Amid procedural changes and doctrinal tension, one issue hangs over this month’s meeting in Rome
Hilaire Belloc once remarked that the Catholic Church must have a divine origin, because “no merely human institution conducted with such knavish imbecility would have lasted a fortnight”. Belloc’s gallows humour applies rather well in the current circumstances. The crisis of clerical sexual abuse and cover-up has demonstrated just how much incompetence and wickedness have disfigured the Church.

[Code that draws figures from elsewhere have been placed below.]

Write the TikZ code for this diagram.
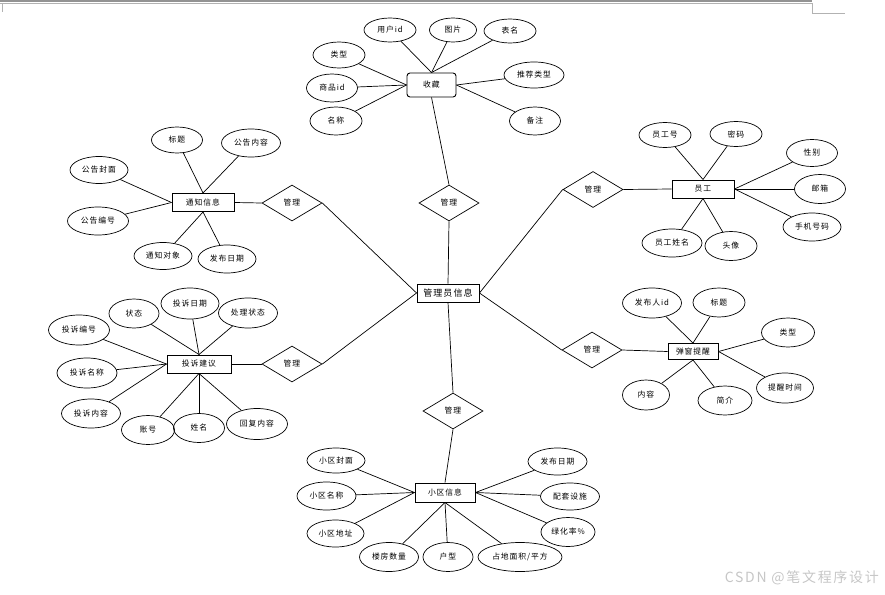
\documentclass[tikz,border=0pt]{standalone}
\usepackage{fontspec}
\newfontfamily\cjk[LetterSpace=12]{Noto Sans CJK SC}
\newfontfamily\cjkwm[LetterSpace=12]{Noto Sans CJK SC}
\usetikzlibrary{shapes.geometric}
\begin{document}
\begin{tikzpicture}[x=1pt,y=-1pt,
 every node/.style={font=\cjk\fontsize{7.8}{9}\selectfont},
 ent/.style={draw, line width=1pt, rectangle, minimum width=62pt, minimum height=18pt, inner sep=0pt},
 attr/.style 2 args={draw, line width=0.7pt, ellipse, inner sep=0pt, minimum width=#1pt, minimum height=#2pt},
 rel/.style={draw, line width=0.7pt, diamond, minimum width=60pt, minimum height=36pt, inner sep=0pt},
 link/.style={line width=0.7pt}]
\useasboundingbox (0,0) rectangle (885,594);
% top frame
\fill[gray!85] (0,0) rectangle (812,2.3);
\draw[gray!60, line width=0.5pt] (0,3.4) -- (812,3.4);
\draw[gray!60, line width=0.5pt] (2,3.4) -- (2,12);
\draw[gray!60, line width=0.5pt] (812,3.4) -- (812,13) -- (845,13);
% center
\node[draw, line width=0.9pt, minimum width=62pt, minimum height=18pt, inner sep=0pt, font=\cjk\fontsize{9}{10}\selectfont] (admin) at (448,293) {管理员信息};
% relations
\node[rel] (r1) at (449,203) {管理};
\node[rel] (r2) at (292,203) {管理};
\node[rel] (r3) at (593,189.5) {管理};
\node[rel] (r4) at (292,364) {管理};
\node[rel] (r5) at (592,350) {管理};
\node[rel] (r6) at (453,411) {管理};
% entities
\node[draw, line width=0.9pt, rounded corners=3pt, minimum width=49pt, minimum height=24pt, inner sep=0pt] (sc) at (431.5,85) {收藏};
\node[ent] (tz) at (203,202.5) {通知信息};
\node[ent] (yg) at (703,189) {员工};
\node[ent, minimum width=64pt] (ts) at (199,364) {投诉建议};
\node[ent, minimum width=50pt, minimum height=16pt] (tc) at (693,351.5) {弹窗提醒};
\node[ent, minimum width=60pt, minimum height=19pt] (xq) at (445,492.5) {小区信息};
% 收藏 attributes
\node[attr={52}{24}] (a1) at (390,30) {用户id};
\node[attr={47}{24}] (a2) at (453,30) {图片};
\node[attr={52}{24}] (a3) at (510,31) {表名};
\node[attr={52}{26}] (a4) at (339,55) {类型};
\node[attr={51}{28}] (a5) at (332,88) {商品id};
\node[attr={52}{28}] (a6) at (336,121) {名称};
\node[attr={60}{26}] (a7) at (534,75) {推荐类型};
\node[attr={51}{28}] (a8) at (535,121) {备注};
\foreach \n in {a1,a2,a3} \draw[link] (sc.north) -- (\n);
\foreach \n in {a4,a5,a6} \draw[link] (sc.west) -- (\n);
\foreach \n in {a7,a8} \draw[link] (sc.east) -- (\n);
% 通知信息 attributes
\node[attr={51}{26}] (b1) at (177,140) {标题};
\node[attr={59}{28}] (b2) at (251,143) {公告内容};
\node[attr={58}{27}] (b3) at (99,170) {公告封面};
\node[attr={61}{28}] (b4) at (98,221) {公告编号};
\node[attr={58}{27}] (b5) at (163,256) {通知对象};
\node[attr={58}{28}] (b6) at (227,259) {发布日期};
\foreach \n in {b1,b2} \draw[link] (tz.north) -- (\n);
\foreach \n in {b3,b4} \draw[link] (tz.west) -- (\n);
\foreach \n in {b5,b6} \draw[link] (tz.south) -- (\n);
% 员工 attributes
\node[attr={52}{25}] (c1) at (665,135) {员工号};
\node[attr={52}{25}] (c2) at (736,134) {密码};
\node[attr={51}{27}] (c3) at (812,153) {性别};
\node[attr={51}{29}] (c4) at (820,189) {邮箱};
\node[attr={58}{28}] (c5) at (812,227) {手机号码};
\node[attr={60}{28}] (c6) at (672,243) {员工姓名};
\node[attr={52}{29}] (c7) at (731,246) {头像};
\foreach \n in {c1,c2} \draw[link] (yg.north) -- (\n);
\foreach \n in {c3,c4,c5} \draw[link] (yg.east) -- (\n);
\foreach \n in {c6,c7} \draw[link] (yg.south) -- (\n);
% 投诉建议 attributes
\node[attr={50}{29}] (d1) at (134,313.5) {状态};
\node[attr={58}{31}] (d2) at (190,303.5) {投诉日期};
\node[attr={59}{30}] (d3) at (248,313) {处理状态};
\node[attr={61}{30}] (d4) at (79,330) {投诉编号};
\node[attr={60}{30}] (d5) at (87,373) {投诉名称};
\node[attr={59}{29}] (d6) at (91,413.5) {投诉内容};
\node[attr={53}{29}] (d7) at (148,430) {账号};
\node[attr={51}{29}] (d8) at (199,428) {姓名};
\node[attr={61}{31}] (d9) at (257,424) {回复内容};
\foreach \n in {d1,d2,d3} \draw[link] (ts.north) -- (\n);
\foreach \n in {d4,d5,d6} \draw[link] (ts.west) -- (\n);
\foreach \n in {d7,d8,d9} \draw[link] (ts.south) -- (\n);
% 弹窗提醒 attributes
\node[attr={59}{30}] (e1) at (652,303) {发布人id};
\node[attr={52}{29}] (e2) at (719,302.5) {标题};
\node[attr={53}{29}] (e3) at (788,332.5) {类型};
\node[attr={57}{30}] (e4) at (785,388) {提醒时间};
\node[attr={47}{30}] (e5) at (646,395) {内容};
\node[attr={54}{29}] (e6) at (725,400.5) {简介};
\foreach \n in {e1,e2} \draw[link] (tc.north) -- (\n);
\foreach \n in {e3,e4} \draw[link] (tc.east) -- (\n);
\foreach \n in {e5,e6} \draw[link] (tc.south) -- (\n);
% 小区信息 attributes
\node[attr={58}{25}] (f1) at (336,460.5) {小区封面};
\node[attr={59}{28}] (f2) at (326.5,496) {小区名称};
\node[attr={57}{27}] (f3) at (335.5,533.5) {小区地址};
\node[attr={59}{29}] (f4) at (389,557) {楼房数量};
\node[attr={50}{29}] (f5) at (448,557) {户型};
\node[attr={84}{29}] (f6) at (520,557) {占地面积/平方};
\node[attr={59}{27}] (f7) at (557.5,461.5) {发布日期};
\node[attr={59}{27}] (f8) at (570,496.5) {配套设施};
\node[attr={54}{29}] (f9) at (568,532) {绿化率\%};
\foreach \n in {f1,f2,f3} \draw[link] (xq.west) -- (\n);
\foreach \n in {f4,f5,f6} \draw[link] (xq.south) -- (\n);
\foreach \n in {f7,f8,f9} \draw[link] (xq.east) -- (\n);
% relation links
\draw[link] (sc.south) -- (r1.north);
\draw[link] (r1.south) -- (admin.north);
\draw[link] (tz.east) -- (r2.west);
\draw[link] (r2.east) -- (admin.west);
\draw[link] (yg.west) -- (r3.east);
\draw[link] (r3.west) -- (admin.east);
\draw[link] (ts.east) -- (r4.west);
\draw[link] (r4.east) -- (admin.west);
\draw[link] (tc.west) -- (r5.east);
\draw[link] (r5.west) -- (admin.east);
\draw[link] (admin.south) -- (r6.north);
\draw[link] (r6.south) -- (xq.north);
% watermark
\node[text=gray!45, font=\cjkwm\fontsize{14}{15}\selectfont, anchor=east, inner sep=0pt] (wm) at (879,578) {CSDN @笔文程序设计};
\end{tikzpicture}
\end{document}
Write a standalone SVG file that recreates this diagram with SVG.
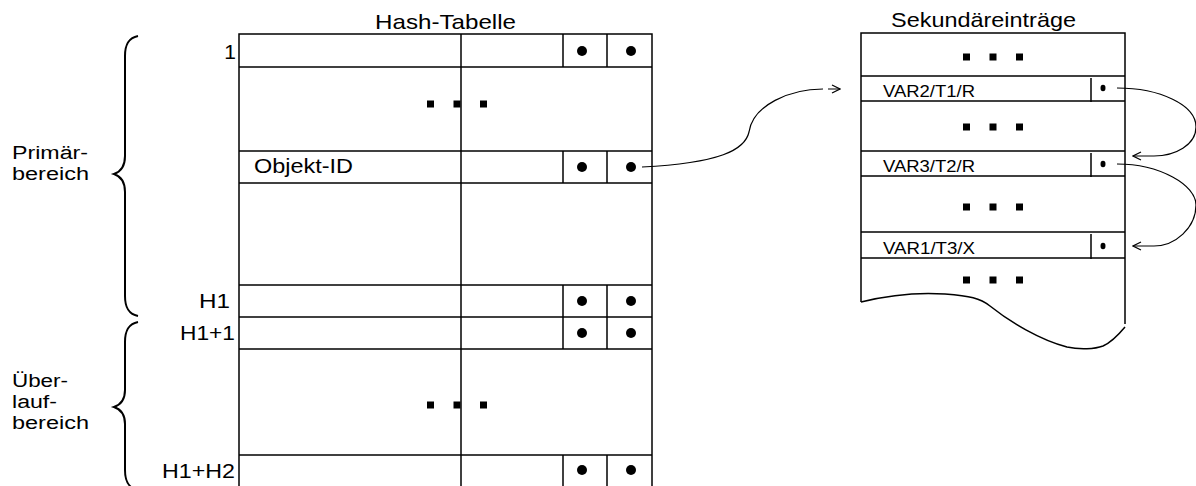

As bishops from around the world meet in Rome this month for the Synod on Youth, that crisis is inescapable – and, at the outset, some bishops see the problem more clearly than others.
On Thursday October 4, the first day of real working sessions, several bishops spoke with commendable forthrightness. One was Bishop Frank Caggiano of Bridgeport, Connecticut, who told the synod hall: “We must continue to face courageously and honestly the betrayal of young people by clerics to whom they were entrusted. This sin must never again be found in our midst. Only in this way can the youth of the world believe our synodal call to offer them reassurance, comfort, hope, and belonging.”
One might quibble with Bishop Caggiano’s apparent belief that the Church has begun to face her leaders’ culture of betrayal courageously and honestly.
The bishop also spoke generally of “clerics”, but it is bishops who have often neglected to police the general moral culture of the clergy, high and low, or to foster a candid spirit among the men who are the Church’s leaders and among the seminarians who will succeed them. Nevertheless, Bishop Caggiano put the issue front and centre.
The Vatican’s media men tried to give a different emphasis at the start of the synod: what this month is really about, they said, is a process of collective discernment. At one of the daily briefings last week, Fr Antonio Spadaro, SJ, a close advisor to Pope Francis and a senior communications figure at the synod, spoke about a new rule, introduced by Pope Francis: after every five speeches, there will be three minutes’ silence.